I spent most of an hour one morning earlier this week re-keying two pages of my current manuscript. Two pages – double spaced Arial ten font. I am always surprised how, once I’ve worked for a while, I look back and see so little on the page…two pages after 60 minutes at the keys. And here’s the thing, the thing every writer has to deal with: what I’ve spent an hour on (much, much more if you include past drafts, editing, and rewriting), my reader will spend one minute – maybe two if they are slow like me – reading.

I like to think the human mind is powerful and will pick up on, in that one or two minutes, mistakes made over those hours of labor. I also like to think that when I have done the writing especially well, the mind of my reader will take notice and the words will fly – as I have intended – like arrows off my bow, lodging deep in their experience. But the fact is that my reader, bless them for it, will zip over these hand-crafted sentences like a beagle after a squirrel. They will notice only the most course characteristics of the terrain under their paws.

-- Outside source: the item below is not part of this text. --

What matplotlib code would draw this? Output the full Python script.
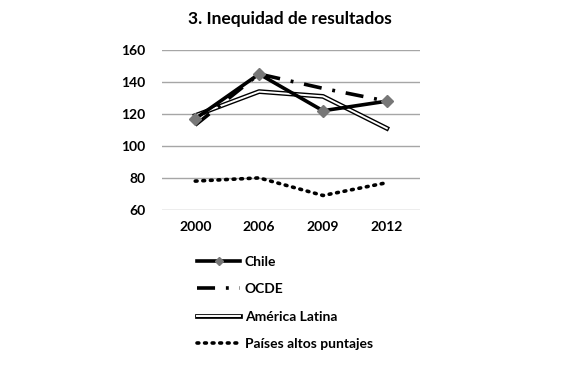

Writing is an intricate and slow, very slow, craft. In this fact of my reader’s speed over my own, I think I may have finished coming to grips with this innate slowness. My readers will not pour over my writing like I have. But, they will read it! Some of them will read it and a few may even see some of the more difficult moves I’ve made. If they think upon any of it for even that minute or two, what more can I dare to ask?